All in all, while direct video game adaptations vary wildly in quality and don’t appear to be powering off anytime soon – at the time of writing this article, images from Eli Roth’s Borderlands have been revealed followed quickly by the announcement of Idris Elba’s casting in the Sonic sequel – there appear to be a number of factors that draw audiences to them time and time again, while also steadily garnering more positive attention from critics.
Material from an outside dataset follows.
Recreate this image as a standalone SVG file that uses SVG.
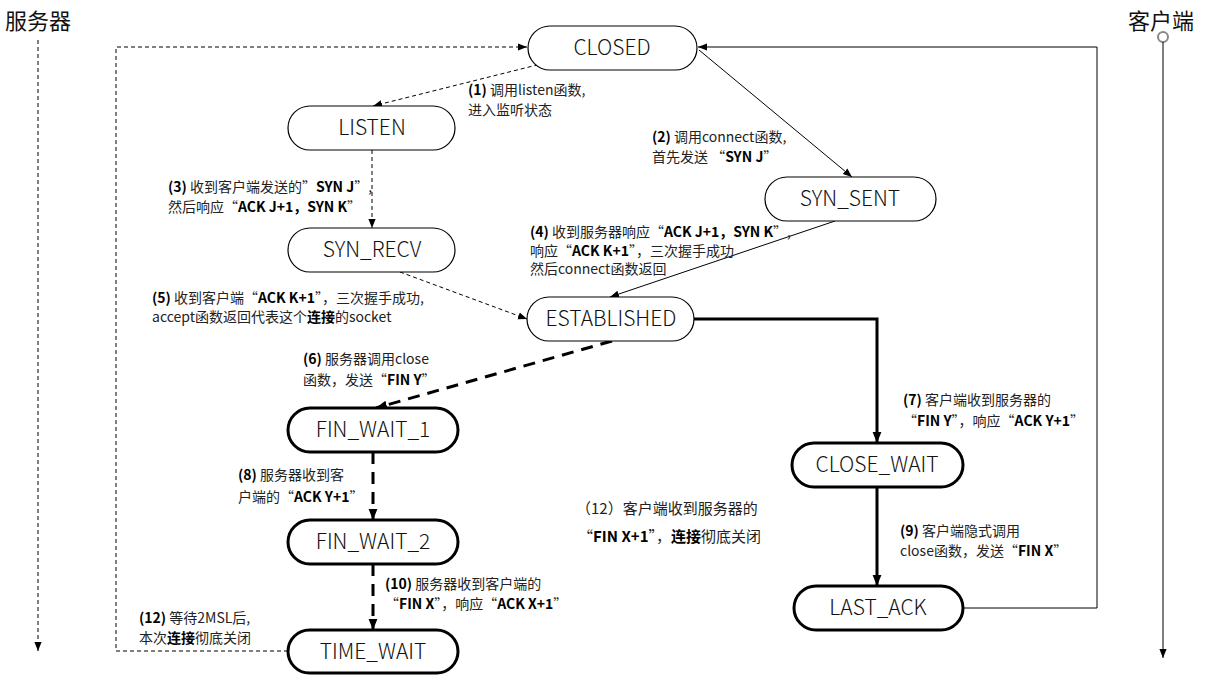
<svg xmlns="http://www.w3.org/2000/svg" width="1208" height="682" viewBox="0 0 1208 682">
<defs>
<style>
.n rect{fill:#fff;stroke:#000;stroke-width:1.2}
.n.k rect{stroke-width:3}
.n text{font-family:"Noto Sans CJK SC","Liberation Sans",sans-serif;font-weight:300;font-size:21px;fill:#111;text-anchor:middle}
.lb{font-family:"Noto Sans CJK SC","Liberation Sans",sans-serif;font-size:14px;fill:#222}
.lb .b{font-weight:bold;fill:#000}
.ttl{font-family:"Noto Sans CJK SC",sans-serif;font-size:22px;fill:#111}
.thin{fill:none;stroke:#000;stroke-width:1}
.dash{fill:none;stroke:#000;stroke-width:1;stroke-dasharray:4 3}
.thk{fill:none;stroke:#000;stroke-width:3}
.thkd{fill:none;stroke:#000;stroke-width:3;stroke-dasharray:12 8}
</style>
<marker id="a" viewBox="0 0 10 10" refX="10" refY="5" markerWidth="9" markerHeight="9" markerUnits="userSpaceOnUse" orient="auto"><path d="M0,1 L10,5 L0,9 Z" fill="#000"/></marker>
<marker id="as" viewBox="0 0 10 10" refX="0" refY="5" markerWidth="9" markerHeight="9" markerUnits="userSpaceOnUse" orient="auto"><path d="M10,1 L0,5 L10,9 Z" fill="#000"/></marker>
<marker id="ak" viewBox="0 0 10 10" refX="10" refY="5" markerWidth="11" markerHeight="11" markerUnits="userSpaceOnUse" orient="auto"><path d="M0,1 L10,5 L0,9 Z" fill="#000"/></marker>
</defs>
<rect width="1208" height="682" fill="#fff"/>

<g id="lifelines">
<text class="ttl" x="5" y="29">服务器</text>
<line class="dash" x1="38" y1="40" x2="38" y2="651" marker-end="url(#a)"/>
<text class="ttl" x="1128" y="29">客户端</text>
<circle cx="1163" cy="37" r="5" fill="#fff" stroke="#888" stroke-width="2"/>
<line class="thin" x1="1163" y1="42" x2="1163" y2="658" marker-end="url(#a)"/>
</g>

<g id="connectors">
<polyline class="dash" points="288,651 116,651 116,47 527,47" marker-end="url(#a)"/>
<polyline class="thin" points="963,608 1097,608 1097,47 698,47" marker-end="url(#a)"/>
<line class="dash" x1="545" y1="63" x2="373" y2="106" marker-end="url(#a)"/>
<line class="thin" x1="699" y1="50" x2="852" y2="177" marker-end="url(#a)"/>
<line class="dash" x1="372" y1="150" x2="372" y2="228" marker-end="url(#a)"/>
<line class="dash" x1="400" y1="272" x2="527" y2="319" marker-end="url(#a)"/>
<line class="thin" x1="835" y1="221" x2="610" y2="297" marker-end="url(#a)"/>
<line class="thkd" x1="612" y1="341" x2="376" y2="408" marker-end="url(#ak)"/>
<polyline class="thk" points="694,319 877,319 877,443" marker-end="url(#ak)"/>
<line class="thkd" x1="373" y1="452" x2="373" y2="520" marker-end="url(#ak)"/>
<line class="thk" x1="877" y1="487" x2="877" y2="586" marker-end="url(#ak)"/>
<line class="thkd" x1="373" y1="564" x2="373" y2="630" marker-end="url(#ak)"/>
</g>

<g id="CLOSED" class="n"><rect x="528" y="26" width="169" height="44" rx="22"/><text x="612" y="55">CLOSED</text></g>
<g id="LISTEN" class="n"><rect x="288" y="106" width="167" height="44" rx="22"/><text x="372" y="135">LISTEN</text></g>
<g id="SYN_SENT" class="n"><rect x="765" y="177" width="171" height="44" rx="22"/><text x="850" y="206">SYN_SENT</text></g>
<g id="SYN_RECV" class="n"><rect x="288" y="228" width="167" height="44" rx="22"/><text x="372" y="257">SYN_RECV</text></g>
<g id="ESTABLISHED" class="n"><rect x="527" y="297" width="167" height="44" rx="22"/><text x="611" y="326">ESTABLISHED</text></g>
<g id="FIN_WAIT_1" class="n k"><rect x="288" y="408" width="170" height="44" rx="22"/><text x="373" y="437">FIN_WAIT_1</text></g>
<g id="CLOSE_WAIT" class="n k"><rect x="792" y="443" width="171" height="44" rx="22"/><text x="877" y="472">CLOSE_WAIT</text></g>
<g id="FIN_WAIT_2" class="n k"><rect x="288" y="520" width="170" height="44" rx="22"/><text x="373" y="549">FIN_WAIT_2</text></g>
<g id="LAST_ACK" class="n k"><rect x="794" y="586" width="169" height="44" rx="22"/><text x="878" y="615">LAST_ACK</text></g>
<g id="TIME_WAIT" class="n k"><rect x="288" y="630" width="170" height="43" rx="21.5"/><text x="373" y="659">TIME_WAIT</text></g>

<g id="labels">
<text class="lb" x="468" y="95"><tspan class="b">(1)</tspan> 调用listen函数,</text>
<text class="lb" x="468" y="115">进入监听状态</text>
<text class="lb" x="652" y="142"><tspan class="b">(2)</tspan> 调用connect函数,</text>
<text class="lb" x="652" y="162">首先发送 “<tspan class="b">SYN J</tspan>”</text>
<text class="lb" x="168" y="192"><tspan class="b">(3)</tspan> 收到客户端发送的”<tspan class="b">SYN J</tspan>”,</text>
<text class="lb" x="168" y="212">然后响应“<tspan class="b">ACK J+1，SYN K</tspan>”</text>
<text class="lb" x="530" y="237"><tspan class="b">(4)</tspan> 收到服务器响应“<tspan class="b">ACK J+1，SYN K</tspan>”,</text>
<text class="lb" x="530" y="256">响应“<tspan class="b">ACK K+1</tspan>”，三次握手成功</text>
<text class="lb" x="530" y="274">然后connect函数返回</text>
<text class="lb" x="152" y="303"><tspan class="b">(5)</tspan> 收到客户端“<tspan class="b">ACK K+1</tspan>”，三次握手成功,</text>
<text class="lb" x="152" y="322">accept函数返回代表这个<tspan class="b">连接</tspan>的socket</text>
<text class="lb" x="303" y="364"><tspan class="b">(6)</tspan> 服务器调用close</text>
<text class="lb" x="303" y="385">函数，发送“<tspan class="b">FIN Y</tspan>”</text>
<text class="lb" x="903" y="405"><tspan class="b">(7)</tspan> 客户端收到服务器的</text>
<text class="lb" x="903" y="426">“<tspan class="b">FIN Y</tspan>”，响应“<tspan class="b">ACK Y+1</tspan>”</text>
<text class="lb" x="238" y="480"><tspan class="b">(8)</tspan> 服务器收到客</text>
<text class="lb" x="238" y="502">户端的“<tspan class="b">ACK Y+1</tspan>”</text>
<text class="lb" x="900" y="536"><tspan class="b">(9)</tspan> 客户端隐式调用</text>
<text class="lb" x="900" y="556">close函数，发送“<tspan class="b">FIN X</tspan>”</text>
<text class="lb" x="385" y="589"><tspan class="b">(10)</tspan> 服务器收到客户端的</text>
<text class="lb" x="385" y="609">“<tspan class="b">FIN X</tspan>”，响应“<tspan class="b">ACK X+1</tspan>”</text>
<text class="lb" x="139" y="623"><tspan class="b">(12)</tspan> 等待2MSL后,</text>
<text class="lb" x="139" y="643">本次<tspan class="b">连接</tspan>彻底关闭</text>
<text class="lb" x="576" y="514" style="font-size:15px">（12）客户端收到服务器的</text>
<text class="lb" x="578" y="542" style="font-size:15px">“<tspan class="b">FIN X+1</tspan>”，<tspan class="b">连接</tspan>彻底关闭</text>
</g>
</svg>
While a couple of the examples here adhere to the tradition of being mauled by critics and rejected by audiences, with A Cure For Wellness and As Above So Below receiving the harshest of critical blows and Wellness receiving a dire turnout at the box office, the other examples cited of Hardcore Henry, The Furies and Edge of Tomorrow have been popular with audiences and more warmly received by reviewers, united in praise for their focus on fun, strength of practical craft and dedication to strong action sequences and extravagant set-pieces. While this may suggest an exhaustion with overstuffed effects-driven blockbusters or jump scare-heavy found-footage efforts, in a time where more and more video games are being rewritten and digested as screenplays and television series, it becomes clear that audiences and critics alike, much like turning on a console for a few hours, are looking to have fun.